Your job is to return the lines between the line holding "Clone this diagram in TikZ." and the line holding "(a6in) at (707,220);", inclusive, exactly and with no pictures.

═══ Data shown ═══

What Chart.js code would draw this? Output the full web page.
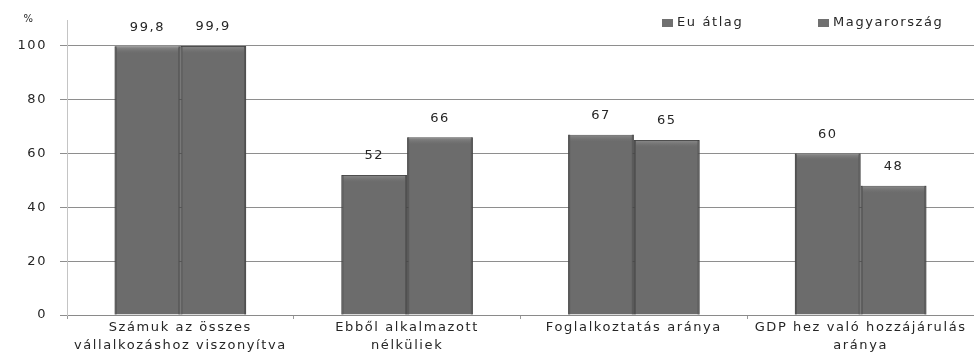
<!DOCTYPE html>
<html>
<head>
<meta charset="utf-8">
<script src="https://cdn.jsdelivr.net/npm/chart.js@4/dist/chart.umd.min.js"></script>
<style>
  html, body { margin: 0; padding: 0; background: #ffffff; }
  #wrap { width: 974px; height: 361px; position: relative; }
</style>
</head>
<body>
<div id="wrap"><canvas id="c"></canvas></div>
<script>
// Kategóriák (többsoros címkék)
const categories = [
  ['Számuk az összes', 'vállalkozáshoz viszonyítva'],
  ['Ebből alkalmazott', 'nélküliek'],
  ['Foglalkoztatás aránya'],
  ['GDP hez való hozzájárulás', 'aránya']
];
const seriesNames = ['Eu átlag', 'Magyarország'];
const euValues = [99.8, 52, 67, 60];
const huValues = [99.9, 66, 65, 48];
const yTicks = [0, 20, 40, 60, 80, 100];
const unitLabel = '%';

const FONT = 'DejaVu Sans';
const TEXT = '#262626';
const SPACING = '1.6px';

function setSpacing(chart) { chart.ctx.letterSpacing = SPACING; }

// letter spacing for the wide, airy label look
const spacingPlugin = {
  id: 'spacing',
  beforeUpdate: setSpacing,
  beforeLayout: setSpacing,
  beforeDraw: setSpacing,
  beforeDatasetsDraw: setSpacing
};

// lighter bevel strip along the top of each bar
const bevelPlugin = {
  id: 'bevel',
  afterDatasetsDraw(chart) {
    const ctx = chart.ctx;
    ctx.save();
    chart.data.datasets.forEach((ds, i) => {
      chart.getDatasetMeta(i).data.forEach(bar => {
        const left = bar.x - bar.width / 2, w = bar.width;
        const g = ctx.createLinearGradient(0, bar.y, 0, bar.y + 7);
        g.addColorStop(0, 'rgba(150,150,150,0.8)');
        g.addColorStop(1, 'rgba(120,120,120,0)');
        ctx.fillStyle = g;
        ctx.fillRect(left + 2, bar.y + 1, w - 4, 7);
        // darker side edges
        ctx.fillStyle = 'rgba(60,60,60,0.5)';
        ctx.fillRect(left, bar.y, 2, bar.base - bar.y);
        ctx.fillRect(left + w - 2, bar.y, 2, bar.base - bar.y);
      });
    });
    ctx.restore();
  }
};

// value labels above bars
const valueLabelPlugin = {
  id: 'valueLabels',
  afterDatasetsDraw(chart) {
    const ctx = chart.ctx;
    ctx.save();
    ctx.letterSpacing = SPACING;
    ctx.font = '13px "' + FONT + '"';
    ctx.fillStyle = TEXT;
    ctx.textAlign = 'center';
    ctx.textBaseline = 'middle';
    chart.data.datasets.forEach((ds, i) => {
      chart.getDatasetMeta(i).data.forEach((bar, j) => {
        const txt = String(ds.data[j]).replace('.', ',');
        ctx.fillText(txt, bar.x, bar.y - 19);
      });
    });
    ctx.restore();
  }
};

// legend in the top right corner plus the unit label
const legendPlugin = {
  id: 'cornerLegend',
  afterDraw(chart) {
    const ctx = chart.ctx;
    ctx.save();
    ctx.letterSpacing = SPACING;
    ctx.font = '13px "' + FONT + '"';
    ctx.textBaseline = 'middle';
    const xs = [662, 818];
    chart.data.datasets.forEach((ds, i) => {
      ctx.fillStyle = '#707070';
      ctx.fillRect(xs[i], 19, 11, 8);
      ctx.fillStyle = TEXT;
      ctx.textAlign = 'left';
      ctx.fillText(ds.label, xs[i] + 15, 23);
    });
    ctx.font = '10px "' + FONT + '"';
    ctx.textAlign = 'center';
    ctx.fillText(unitLabel, 29, 19);
    ctx.restore();
  }
};

const barStyle = {
  backgroundColor: '#6c6c6c',
  borderColor: '#4e4e4e',
  borderWidth: 1,
  barPercentage: 1.0,
  categoryPercentage: 0.58
};

new Chart(document.getElementById('c'), {
  type: 'bar',
  data: {
    labels: categories,
    datasets: [
      Object.assign({ label: seriesNames[0], data: euValues }, barStyle),
      Object.assign({ label: seriesNames[1], data: huValues }, barStyle)
    ]
  },
  options: {
    responsive: true,
    maintainAspectRatio: false,
    animation: false,
    layout: { padding: { top: 20, right: 0, left: 0, bottom: 0 } },
    plugins: {
      legend: { display: false },
      tooltip: { enabled: false }
    },
    scales: {
      x: {
        grid: {
          offset: true,
          drawOnChartArea: false,
          drawTicks: true,
          tickLength: 4,
          color: '#9a9a9a'
        },
        border: { color: '#8a8a8a' },
        ticks: {
          color: TEXT,
          font: { family: FONT, size: 13, lineHeight: 1.38 },
          padding: 0,
          maxRotation: 0,
          autoSkip: false
        },
        afterFit(scale) { scale.height = 46; }
      },
      y: {
        min: 0,
        max: 109.3,
        afterBuildTicks(scale) {
          scale.ticks = yTicks.map(v => ({ value: v }));
        },
        grid: {
          color: '#8e8e8e',
          tickLength: 7,
          drawTicks: true
        },
        border: { color: '#c4c4c4' },
        ticks: {
          color: TEXT,
          font: { family: FONT, size: 13 },
          padding: 13
        },
        afterFit(scale) { scale.width = 67; }
      }
    }
  },
  plugins: [spacingPlugin, bevelPlugin, valueLabelPlugin, legendPlugin]
});
</script>
</body>
</html>
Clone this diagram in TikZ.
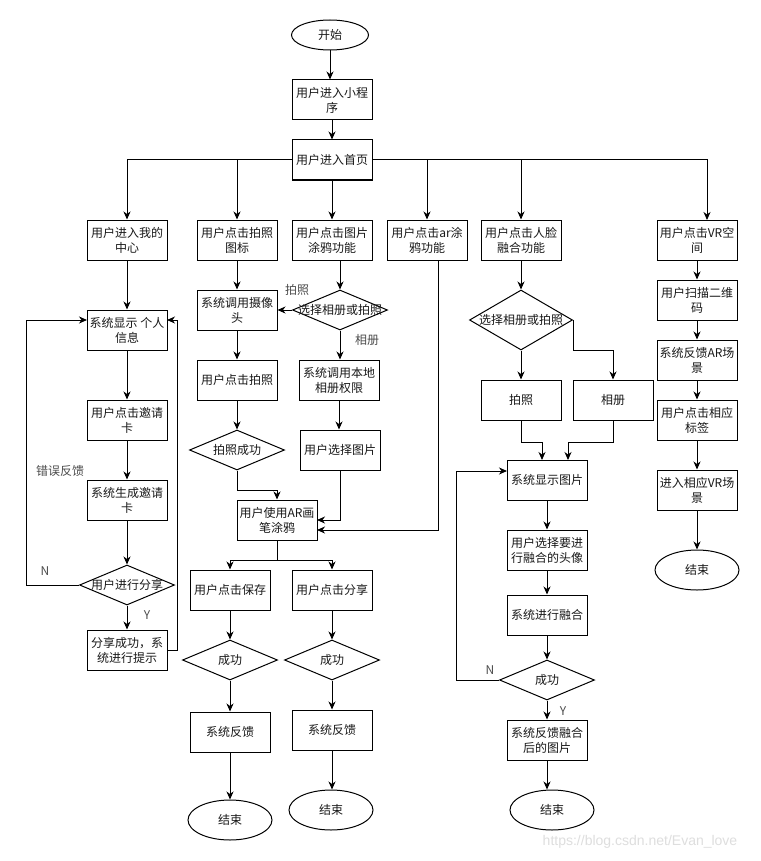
\documentclass[tikz,border=0pt]{standalone}
\usepackage{fontspec}
\setmainfont{Noto Sans CJK SC}
\newfontfamily\wmfont{Liberation Sans}
\usetikzlibrary{shapes.geometric,arrows.meta}
\begin{document}
\begin{tikzpicture}[x=1pt,y=-1pt,
  every node/.style={font=\fontsize{12}{15}\selectfont, text=black!90},
  box/.style={draw, line width=1pt, minimum width=80pt, minimum height=40pt, inner sep=0pt, align=center},
  dia/.style={draw, diamond, line width=1pt, inner sep=0pt, minimum width=95pt, minimum height=40pt},
  term/.style={draw, ellipse, line width=1pt, inner sep=0pt, minimum width=84pt, minimum height=40pt},
  arr/.style={line width=1pt, -{Stealth[length=8pt,width=7pt,inset=2.5pt]}},
  lab/.style={text=black!70, inner sep=0pt}
]
\fill[white] (0,0) rectangle (760,861);
\useasboundingbox (0,0) rectangle (760,861);

% top
\node[term, minimum width=77pt, minimum height=30pt] (start) at (330,35) {开始};
\node[box] (n1) at (332,100) {用户进入小程\\序};
\node[box] (home) at (332,160) {用户进入首页};

% row of functions
\node[box] (a1) at (127,240) {用户进入我的\\中心};
\node[box] (a2) at (237,240) {用户点击拍照\\图标};
\node[box] (a3) at (332,240) {用户点击图片\\涂鸦功能};
\node[box] (a4) at (427,240) {用户点击ar涂\\鸦功能};
\node[box] (a5) at (521,240) {用户点击人脸\\融合功能};
\node[box] (a6) at (697,240) {用户点击VR空\\间};
\coordinate (a6in) at (707,220);

\draw[arr] (start) -- (start.south |- n1.north);
\draw[arr] (n1) -- (home);
\draw[arr] (home.west) -| (a1);
\draw[arr] (home.west) -| (a2);
\draw[arr] (home) -- (a3);
\draw[arr] (home.east) -| (a4);
\draw[arr] (home.east) -| (a5);
\draw[arr] (home.east) -| (a6in);

% left column
\node[box] (b1) at (127,330) {系统显示 个人\\信息};
\node[box] (b2) at (127,420) {用户点击邀请\\卡};
\node[box] (b3) at (127,500) {系统生成邀请\\卡};
\node[dia] (b4) at (127,585) {\makebox[0pt]{用户进行分享}};
\node[box] (b5) at (127,650) {分享成功，系\\统进行提示};
\coordinate (b1l) at (87,320);
\coordinate (b1r) at (167,320);
\draw[arr] (a1) -- (b1);
\draw[arr] (b1) -- (b2);
\draw[arr] (b2) -- (b3);
\draw[arr] (b3) -- (b4);
\draw[arr] (b4) -- (b5);
\draw[arr] (b4.west) -- ++(-53,0) |- (b1l);
\draw[arr] (b5.east) -- ++(10,0) |- (b1r);
\node[lab] (lN1) at (45,571) {N};
\node[lab] (lY1) at (147,615) {Y};
\node[lab] (lerr) at (60,471) {错误反馈};

% photo column
\node[box] (c1) at (237,310) {系统调用摄像\\头};
\node[box] (c2) at (237,380) {用户点击拍照};
\node[dia] (c3) at (237,450) {\makebox[0pt]{拍照成功}};
\node[box] (ar) at (277,520) {用户使用AR画\\笔涂鸦};
\coordinate (arin1) at (317,520);
\coordinate (arin2) at (317,530);
\draw[arr] (a2) -- (c1);
\draw[arr] (c1) -- (c2);
\draw[arr] (c2) -- (c3);
\draw[arr] (c3.south) -- ++(0,20) -| (ar.north);

% doodle column
\node[dia] (d1) at (340,310) {\makebox[0pt]{选择相册或拍照}};
\node[box] (d2) at (339,380) {系统调用本地\\相册权限};
\node[box] (d3) at (340,450) {用户选择图片};
\draw[arr] (a3.south -| d1.north) -- (d1.north);
\draw[arr] (d1.west) -- (c1.east);
\draw[arr] (d1.south) -- (d1.south |- d2.north);
\draw[arr] (d2) -- (d2.south |- d3.north);
\draw[arr] (d3.south) |- (arin1);
\node[lab] (lpz) at (297,290) {拍照};
\node[lab] (lxc) at (367,340) {相册};

% ar column
\coordinate (a4out) at (438,260);
\draw[arr] (a4out) |- (arin2);

% save / share
\node[box] (e1) at (230,590) {用户点击保存};
\node[dia] (e2) at (230,660) {\makebox[0pt]{成功}};
\node[box] (e3) at (230,732) {系统反馈};
\node[term] (e4) at (230,820) {结束};
\node[box] (f1) at (332,590) {用户点击分享};
\node[dia] (f2) at (332,660) {\makebox[0pt]{成功}};
\node[box] (f3) at (332,730) {系统反馈};
\node[term] (f4) at (331,810) {结束};
\draw[arr] (ar.south) -- ++(0,20) -| (e1.north);
\draw[arr] (ar.south) -- ++(0,20) -| (f1.north);
\draw[arr] (e1) -- (e2);
\draw[arr] (e2) -- (e3);
\draw[arr] (e3) -- (e4);
\draw[arr] (f1) -- (f2);
\draw[arr] (f2) -- (f3);
\draw[arr] (f3) -- (f3.south |- f4.north);

% face column
\node[dia, minimum width=103pt, minimum height=60pt] (g1) at (521,320) {\makebox[0pt]{选择相册或拍照}};
\node[box] (g2) at (521,400) {拍照};
\node[box] (g3) at (613,400) {相册};
\node[box] (g4) at (547,480) {系统显示图片};
\node[box] (g5) at (547,550) {用户选择要进\\行融合的头像};
\node[box] (g6) at (547,615) {系统进行融合};
\node[dia] (g7) at (547,680) {\makebox[0pt]{成功}};
\node[box] (g8) at (547,740) {系统反馈融合\\后的图片};
\node[term] (g9) at (552,810) {结束};
\coordinate (g4a) at (542,460);
\coordinate (g4b) at (568,460);
\coordinate (g4l) at (507,471);
\draw[arr] (a5) -- (g1);
\draw[arr] (g1) -- (g2);
\draw[arr] (g1.east) -- ++(0,30) -| (g3.north);
\draw[arr] (g2.south) -- ++(0,22) -| (g4a);
\draw[arr] (g3.south) -- ++(0,22) -| (g4b);
\draw[arr] (g4) -- (g5);
\draw[arr] (g5) -- (g6);
\draw[arr] (g6) -- (g7);
\draw[arr] (g7) -- (g8);
\draw[arr] (g8.south) -- (g8.south |- g9.north);
\draw[arr] (g7.west) -- ++(-43,0) |- (g4l);
\node[lab] (lN2) at (490,670) {N};
\node[lab] (lY2) at (563,711) {Y};

% VR column
\node[box] (h1) at (697,300) {用户扫描二维\\码};
\node[box] (h2) at (697,360) {系统反馈AR场\\景};
\node[box] (h3) at (697,420) {用户点击相应\\标签};
\node[box] (h4) at (697,490) {进入相应VR场\\景};
\node[term] (h5) at (697,570) {结束};
\draw[arr] (a6) -- (h1);
\draw[arr] (h1) -- (h2);
\draw[arr] (h2) -- (h3);
\draw[arr] (h3) -- (h4);
\draw[arr] (h4) -- (h5);

% watermark
\node[text=black!13, font=\wmfont\fontsize{14}{16}\selectfont] (wm) at (640,842) {https://blog.csdn.net/Evan\_love};
\end{tikzpicture}
\end{document}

═══

* [Task result]
Clone this diagram in TikZ.
\documentclass[tikz,border=0pt]{standalone}
\usepackage{fontspec}
\setmainfont{Noto Sans CJK SC}
\newfontfamily\wmfont{Liberation Sans}
\usetikzlibrary{shapes.geometric,arrows.meta}
\begin{document}
\begin{tikzpicture}[x=1pt,y=-1pt,
  every node/.style={font=\fontsize{12}{15}\selectfont, text=black!90},
  box/.style={draw, line width=1pt, minimum width=80pt, minimum height=40pt, inner sep=0pt, align=center},
  dia/.style={draw, diamond, line width=1pt, inner sep=0pt, minimum width=95pt, minimum height=40pt},
  term/.style={draw, ellipse, line width=1pt, inner sep=0pt, minimum width=84pt, minimum height=40pt},
  arr/.style={line width=1pt, -{Stealth[length=8pt,width=7pt,inset=2.5pt]}},
  lab/.style={text=black!70, inner sep=0pt}
]
\fill[white] (0,0) rectangle (760,861);
\useasboundingbox (0,0) rectangle (760,861);

% top
\node[term, minimum width=77pt, minimum height=30pt] (start) at (330,35) {开始};
\node[box] (n1) at (332,100) {用户进入小程\\序};
\node[box] (home) at (332,160) {用户进入首页};

% row of functions
\node[box] (a1) at (127,240) {用户进入我的\\中心};
\node[box] (a2) at (237,240) {用户点击拍照\\图标};
\node[box] (a3) at (332,240) {用户点击图片\\涂鸦功能};
\node[box] (a4) at (427,240) {用户点击ar涂\\鸦功能};
\node[box] (a5) at (521,240) {用户点击人脸\\融合功能};
\node[box] (a6) at (697,240) {用户点击VR空\\间};
\coordinate (a6in) at (707,220);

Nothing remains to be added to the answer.